At the University of Nebraska's Newman Center in Lincoln, where most of the parish community consists of college students, there are a few people who continue to bring stability and carry on the traditions of the past as new students come and go. Of course, Father Robert Matya and Father Ben Holdren are the hard working shepherds of the young flock and Newman has long relied on the efforts of those who work in the offices. However, one person who has been a hard-working and faithful presence for decades is Bonnie Kadavy.

Bonnie Kadavy began working at the Newman Center early in her life. Even while in high school, Bonnie volunteered at Newman and gradually the college campus became a part of her life.Beginning in the 1960s, she was the go-to person who could be relied on for doing housekeeping work for Monsignor Kalin, preparing the church for Mass, cooking for spring break trips, mentoring the student workers, and scraping the wax off the brass candles. For many, Bonnie was the behind-the-scenes backbone of Newman for decades. Even after her retirement, Bonnie can still be found at the Newman Center on Saturday mornings after 8:00am Mass, chatting with drowsy students before going to clean an altar cloth or the chalices for Mass. Meghan Moser, a senior at UNL, encountered Bonnie's fun and service through those Saturday mornings."Bonnie makes our coffee every Saturday morning and fills us with joy and car racing stories."
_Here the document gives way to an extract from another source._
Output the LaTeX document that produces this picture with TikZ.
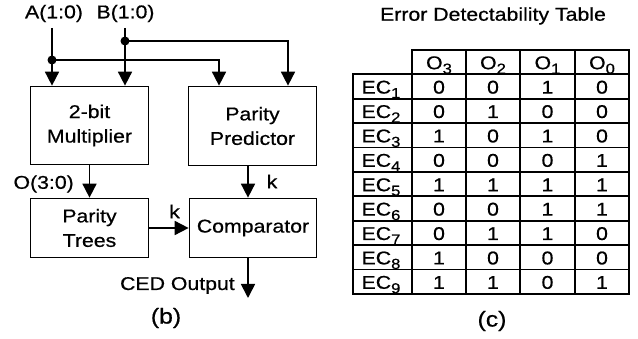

Even more important than her acts of service is the attitude with which she does her work. Sara Rajewski, a Lincoln wife and mother who graduated from UNL in 2007, remembers Bonnie's genuine smile and humble service. "To me she modeled St. Therese well because she did small things with great love." Sara is just one example of the many students who have been impacted by Bonnie's presence at the Newman Center, which includes many lay people, priests, and religious.

Fr. Robert Matya, the present Newman Center pastor, has known Bonnie since he was in high school. On Friday, at the annual Newman Aquinas Dinner, he found his opportunity to publicly honor her love and devotion. Meghan Moser was very moved by Father's speech about his experiences with Bonnie and her dedication to the campus ministry. "When Father Matya started tearing up at describing Bonnie's role at Newman, I did too. I haven't known her for as long as he has, but she has still had an impact on my life and on the lives of many students who have come through the Newman Center." During his speech, Father Matya made an important announcement. Beginning this year, the Newman Center will annually award a student who gives generously and serves humbly. "I didn't even have to hear the name of the award," Meghan confessed, "to know that it was inspired by her gifts of service." This year, Travis Barrett, an architecture student and Catholic fraternity member, was presented the Kadavy Award. He was greeted on stage by Bonnie, who gave him a big hug.

Although Bonnie doesn't work for the attention or notoriety, last Friday was a great evening for the entire body of staff and students to honor her and to reflect on a life focused on others. It was a night Meghan Moser will never forget. "She received a standing ovation when she was called up on stage because we are able to recognize a saint among us and see the good that she is doing from the gifts God has given her! We are so blessed to have her in our lives and to learn from her!"